Grandpa fixed everything. He always had a project and he always involved his grandkids when we were around. With Grandpa I straightened bicycle spokes, sawed through lumber by hand, formed table legs on a lathe, soddered circuit boards, and any number of other things. Obviously Grandpa had no antiquated ideas about “girls work” and “boys work” we all did stuff with Grandpa. He called me his “Gal” with his southern accent mellowed by years of living in California. He’d sit me on his lap and tickle me with his “billy-goat beard” and tell me tall tales about hunting for bears. Grandma would scold him for telling such tall tales, but we all loved them. I wish I could remember the tales, but I can’t. All I can remember is that I loved them and listened to them with a wide-eyed wonder, not sure if I should believe them or not. Grandpa’s hands were never clean, no matter how often he washed them. The grease and dirt was ground in so thoroughly it wouldn’t come off. Those hands were hard and calloused. The hands of a man who tinkered and worked all day every day.
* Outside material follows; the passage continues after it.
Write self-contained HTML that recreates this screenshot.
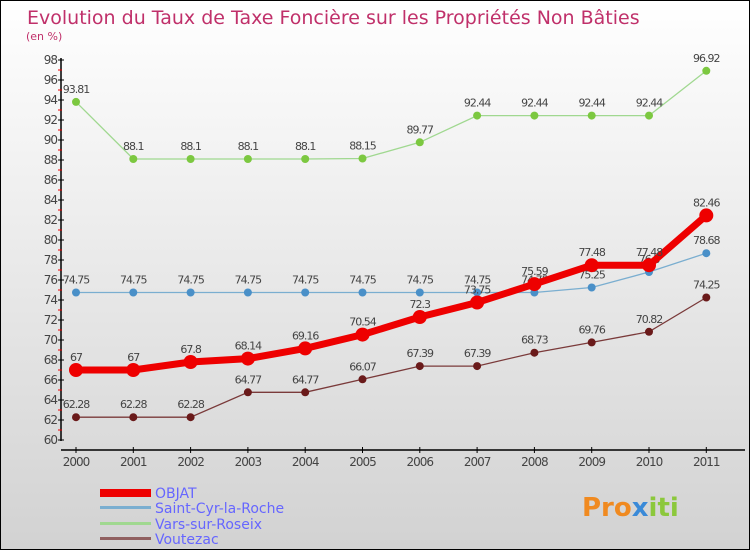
<!DOCTYPE html>
<html><head><meta charset="utf-8"><style>
body{margin:0}
#c{width:750px;height:550px;position:relative;overflow:hidden;font-family:"DejaVu Sans","Liberation Sans",sans-serif}
</style></head><body>
<div id="c">
<svg id="s" width="750" height="550" xmlns="http://www.w3.org/2000/svg">
<defs><linearGradient id="bg" x1="0" y1="0" x2="0" y2="1"><stop offset="0" stop-color="#ffffff"/><stop offset="1" stop-color="#d2d2d2"/></linearGradient></defs>
<rect x="0.5" y="0.5" width="749" height="549" fill="url(#bg)" stroke="#000"/>
<text x="27" y="24" font-size="19" fill="#c0306a">Evolution du Taux de Taxe Foncière sur les Propriétés Non Bâties</text>
<text x="26" y="40" font-size="11" fill="#c0306a">(en %)</text>
<g id="axes"></g><g id="series"></g>
<g>
<rect x="100" y="489" width="51" height="8" fill="#ee0000"/>
<text x="155" y="498" font-size="14" fill="#6666ff">OBJAT</text>
<rect x="100" y="506" width="51" height="3" fill="#7aaed0"/>
<text x="155" y="513" font-size="14" fill="#6666ff">Saint-Cyr-la-Roche</text>
<rect x="100" y="522" width="51" height="3" fill="#a0d890"/>
<text x="155" y="529" font-size="14" fill="#6666ff">Vars-sur-Roseix</text>
<rect x="100" y="537" width="51" height="3" fill="#906060"/>
<text x="155" y="544" font-size="14" fill="#6666ff">Voutezac</text>
</g>
<text x="582" y="516" font-size="26" font-weight="bold" fill="#f08a20">Pro<tspan fill="#3a8ad8">x</tspan><tspan fill="#8cc83c">iti</tspan></text>
</svg></div>
<script>
const years=[2000,2001,2002,2003,2004,2005,2006,2007,2008,2009,2010,2011];
const objat=[67,67,67.8,68.14,69.16,70.54,72.3,73.75,75.59,77.48,77.48,82.46];
const saintCyr=[74.75,74.75,74.75,74.75,74.75,74.75,74.75,74.75,74.75,75.25,76.8,78.68];
const vars=[93.81,88.1,88.1,88.1,88.1,88.15,89.77,92.44,92.44,92.44,92.44,96.92];
const voutezac=[62.28,62.28,62.28,64.77,64.77,66.07,67.39,67.39,68.73,69.76,70.82,74.25];
const yTicks=[60,62,64,66,68,70,72,74,76,78,80,82,84,86,88,90,92,94,96,98];
const NS='http://www.w3.org/2000/svg';
const X=i=>76+i*57.3, Y=v=>440-(v-60)*10;
function mk(t,a,p){const e=document.createElementNS(NS,t);for(const k in a)e.setAttribute(k,a[k]);p.appendChild(e);return e;}
const ax=document.getElementById('axes');
mk('line',{x1:61,y1:58,x2:61,y2:441,stroke:'#000','stroke-width':1.5},ax);
mk('line',{x1:61,y1:450,x2:745,y2:450,stroke:'#000','stroke-width':1.5},ax);
yTicks.forEach(v=>{
 mk('line',{x1:58,y1:Y(v),x2:64,y2:Y(v),stroke:'#000'},ax);
 if(v<98)mk('line',{x1:58,y1:Y(v+1),x2:62,y2:Y(v+1),stroke:'#e00'},ax);
 const t=mk('text',{x:57,y:Y(v)+4,'font-size':12,'text-anchor':'end',fill:'#444','letter-spacing':'-1'},ax);
 
 
 t.textContent=v;
});
years.forEach((y,i)=>{
 mk('line',{x1:X(i),y1:447,x2:X(i),y2:453,stroke:'#000'},ax);
 const t=mk('text',{x:X(i),y:466,'font-size':12,'text-anchor':'middle',fill:'#444','letter-spacing':'-1'},ax);
 
 
 t.textContent=y;
});
const sg=document.getElementById('series');
function draw(name,vals,color,w,r,dot){
 const g=mk('g',{},sg);
 
 
 mk('polyline',{points:vals.map((v,i)=>X(i)+','+Y(v)).join(' '),fill:'none',stroke:color,'stroke-width':w},g);
 vals.forEach((v,i)=>{
  const c=mk('circle',{cx:X(i),cy:Y(v),r:r,fill:dot},g);
  
  
  const t=mk('text',{x:X(i),y:Y(v)-9,'font-size':11,'text-anchor':'middle',fill:'#444','letter-spacing':'-1'},g);
  
  
  t.textContent=v;
 });
}
draw('vars',vars,'#a0d890',1.3,4,'#7cc840');
draw('saint-cyr',saintCyr,'#7aaed0',1.3,4,'#4a90c8');
draw('voutezac',voutezac,'#7a3a3a',1.3,4,'#6a1a1a');
draw('objat',objat,'#ee0000',7,7,'#ee0000');
</script>
</body></html>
Grandpa was always skinny. The fact that he was missing about half of his teeth might have had something to do with it. Grandma always had to adjust her southern cooking so that there were foods Grandpa could eat. As an adult I wonder why he never got dentures or implants, but he never did. He just grinned his grin full of holes. Grandpa was also deaf in one ear. I think he was hard of hearing in the other one as well. We always had to speak loud and clear so that Grandpa could hear us. He had a succession of hearing aids, including some that he made himself. He didn’t like them much though. He was always taking them out and losing them. It was only years later that we figured out that perhaps some of the “losing” was on purpose so he could pretend not to hear Grandma when the mood struck him. He seemed to like the hearing aids he made for himself better even though they were invariably bulky. He even rigged a hand held speaker to the TV so that he could hold it up to his ear. That way everyone could have comfortable volume levels.
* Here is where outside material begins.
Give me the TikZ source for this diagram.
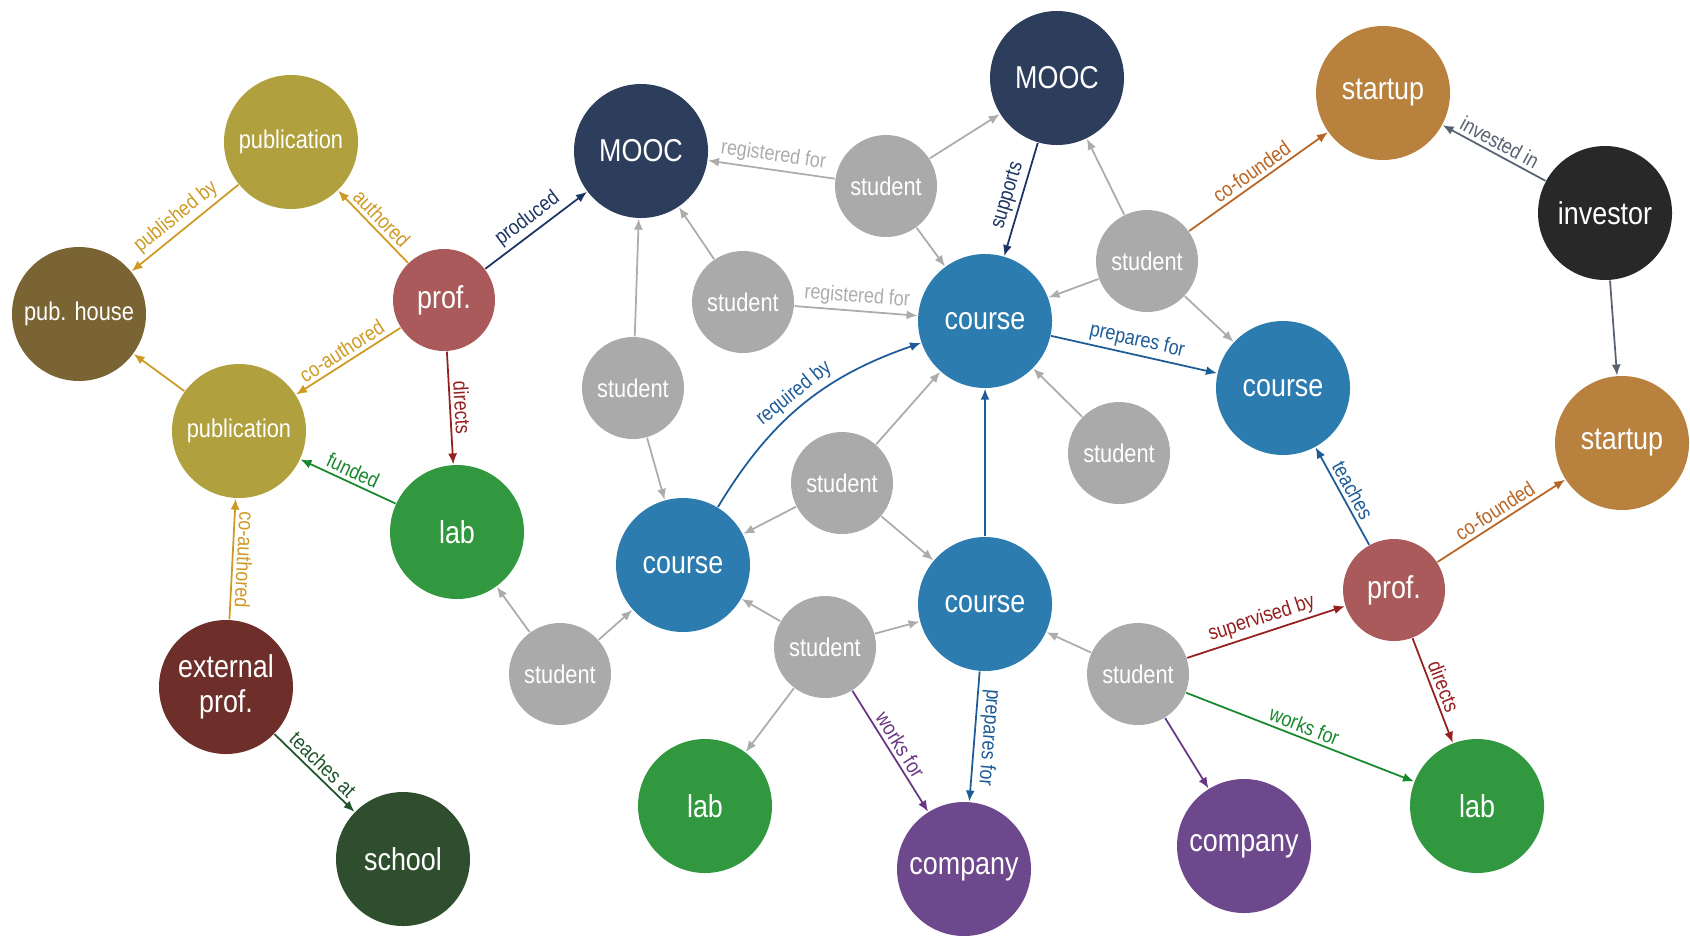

One summer he had all of us kids help him haul rocks to clear the ground for a huge garden. He planted and created sprinkling systems so that the plants would live. We’d come for visits and help with the harvesting. The garden seemed to get bigger every year. Especially the strawberry patch. We loved the strawberry patch. The grasshoppers also loved the strawberry patch. One of our favorite pasttimes was catching jars full of grasshoppers. They came in a startling array of varieties. Grandpa didn’t like the grasshoppers. He was happy that we caught them. Less happy when we released them back into the wild on the other end of the yard. It seemed so far away to us, but I’m sure they were back in the strawberries in less than an hour. An acre just isn’t that far to a grasshopper. Grandpa also arranged sprinklers for Grandma’s flowers and the small patch of lawn. Grandpa tinkered and planted in the garden for years. It seemed like he was always shifting rocks and making it bigger. Then the garden stopped getting bigger. Then the garden began shrinking. The shrinking of the garden was the first sign that Grandpa was beginning to wear out, although we didn’t know it at the time.
In my dream he was the Grandpa of my childhood. He was all the things I’ve told and more that I’m unable to describe. I woke missing him so much that I wanted to cry.